- [Stored data]
>> START

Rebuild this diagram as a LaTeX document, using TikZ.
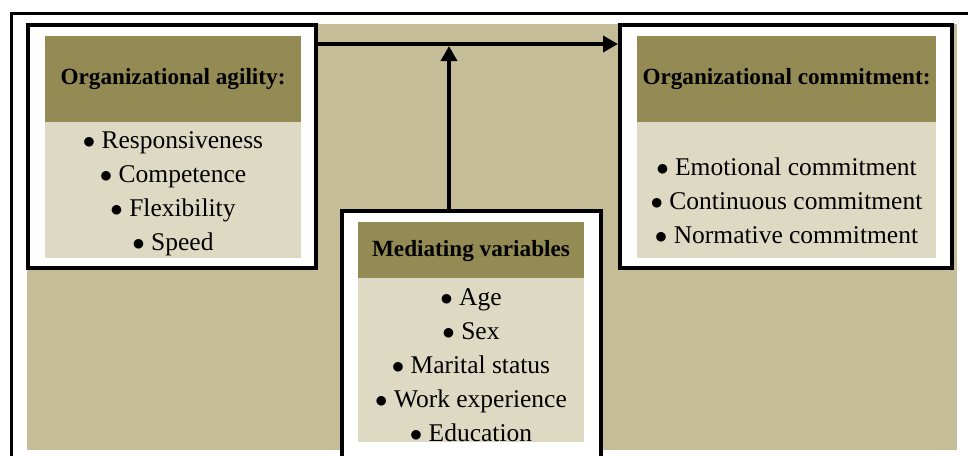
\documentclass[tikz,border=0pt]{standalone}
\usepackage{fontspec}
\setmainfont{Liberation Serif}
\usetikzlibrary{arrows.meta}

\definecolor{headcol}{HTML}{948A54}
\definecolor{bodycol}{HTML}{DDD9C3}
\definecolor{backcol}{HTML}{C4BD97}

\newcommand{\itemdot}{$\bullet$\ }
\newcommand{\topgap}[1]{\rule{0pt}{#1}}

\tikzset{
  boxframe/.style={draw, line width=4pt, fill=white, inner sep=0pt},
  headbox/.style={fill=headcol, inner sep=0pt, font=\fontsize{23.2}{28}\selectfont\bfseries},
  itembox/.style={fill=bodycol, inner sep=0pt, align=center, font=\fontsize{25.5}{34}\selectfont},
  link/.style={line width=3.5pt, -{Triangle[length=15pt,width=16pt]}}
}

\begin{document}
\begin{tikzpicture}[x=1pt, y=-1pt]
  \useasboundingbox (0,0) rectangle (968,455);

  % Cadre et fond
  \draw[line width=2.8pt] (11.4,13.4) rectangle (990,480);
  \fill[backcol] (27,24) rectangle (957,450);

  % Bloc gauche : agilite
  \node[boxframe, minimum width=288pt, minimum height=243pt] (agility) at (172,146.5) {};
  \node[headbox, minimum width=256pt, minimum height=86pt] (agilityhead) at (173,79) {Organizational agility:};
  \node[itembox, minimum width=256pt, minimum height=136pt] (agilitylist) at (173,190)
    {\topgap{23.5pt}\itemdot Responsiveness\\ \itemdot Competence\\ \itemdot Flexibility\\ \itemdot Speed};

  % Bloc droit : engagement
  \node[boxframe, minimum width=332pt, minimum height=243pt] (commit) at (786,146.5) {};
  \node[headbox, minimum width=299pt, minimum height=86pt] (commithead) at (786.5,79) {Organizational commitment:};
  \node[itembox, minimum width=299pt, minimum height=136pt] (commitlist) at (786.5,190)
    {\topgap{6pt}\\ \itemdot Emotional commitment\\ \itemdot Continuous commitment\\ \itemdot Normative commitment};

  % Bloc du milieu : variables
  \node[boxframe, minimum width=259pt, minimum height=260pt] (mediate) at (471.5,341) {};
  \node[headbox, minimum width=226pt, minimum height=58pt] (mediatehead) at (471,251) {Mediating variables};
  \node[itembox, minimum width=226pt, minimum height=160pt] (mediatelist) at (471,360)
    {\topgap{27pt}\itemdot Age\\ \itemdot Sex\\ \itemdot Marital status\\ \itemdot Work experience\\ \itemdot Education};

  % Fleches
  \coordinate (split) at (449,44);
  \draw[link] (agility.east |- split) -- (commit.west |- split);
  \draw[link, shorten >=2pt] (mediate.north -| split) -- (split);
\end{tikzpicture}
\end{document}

>> END

- [What the exercise asks]
Please take the lines from the beginning of the data above through the line holding "Emotional commitment\\ \itemdot" and transcribe them exactly, without any pictures.

- [Problem solution]
Rebuild this diagram as a LaTeX document, using TikZ.
\documentclass[tikz,border=0pt]{standalone}
\usepackage{fontspec}
\setmainfont{Liberation Serif}
\usetikzlibrary{arrows.meta}

\definecolor{headcol}{HTML}{948A54}
\definecolor{bodycol}{HTML}{DDD9C3}
\definecolor{backcol}{HTML}{C4BD97}

\newcommand{\itemdot}{$\bullet$\ }
\newcommand{\topgap}[1]{\rule{0pt}{#1}}

\tikzset{
  boxframe/.style={draw, line width=4pt, fill=white, inner sep=0pt},
  headbox/.style={fill=headcol, inner sep=0pt, font=\fontsize{23.2}{28}\selectfont\bfseries},
  itembox/.style={fill=bodycol, inner sep=0pt, align=center, font=\fontsize{25.5}{34}\selectfont},
  link/.style={line width=3.5pt, -{Triangle[length=15pt,width=16pt]}}
}

\begin{document}
\begin{tikzpicture}[x=1pt, y=-1pt]
  \useasboundingbox (0,0) rectangle (968,455);

  % Cadre et fond
  \draw[line width=2.8pt] (11.4,13.4) rectangle (990,480);
  \fill[backcol] (27,24) rectangle (957,450);

  % Bloc gauche : agilite
  \node[boxframe, minimum width=288pt, minimum height=243pt] (agility) at (172,146.5) {};
  \node[headbox, minimum width=256pt, minimum height=86pt] (agilityhead) at (173,79) {Organizational agility:};
  \node[itembox, minimum width=256pt, minimum height=136pt] (agilitylist) at (173,190)
    {\topgap{23.5pt}\itemdot Responsiveness\\ \itemdot Competence\\ \itemdot Flexibility\\ \itemdot Speed};

  % Bloc droit : engagement
  \node[boxframe, minimum width=332pt, minimum height=243pt] (commit) at (786,146.5) {};
  \node[headbox, minimum width=299pt, minimum height=86pt] (commithead) at (786.5,79) {Organizational commitment:};
  \node[itembox, minimum width=299pt, minimum height=136pt] (commitlist) at (786.5,190)
    {\topgap{6pt}\\ \itemdot Emotional commitment\\ \itemdot Continuous commitment\\ \itemdot Normative commitment};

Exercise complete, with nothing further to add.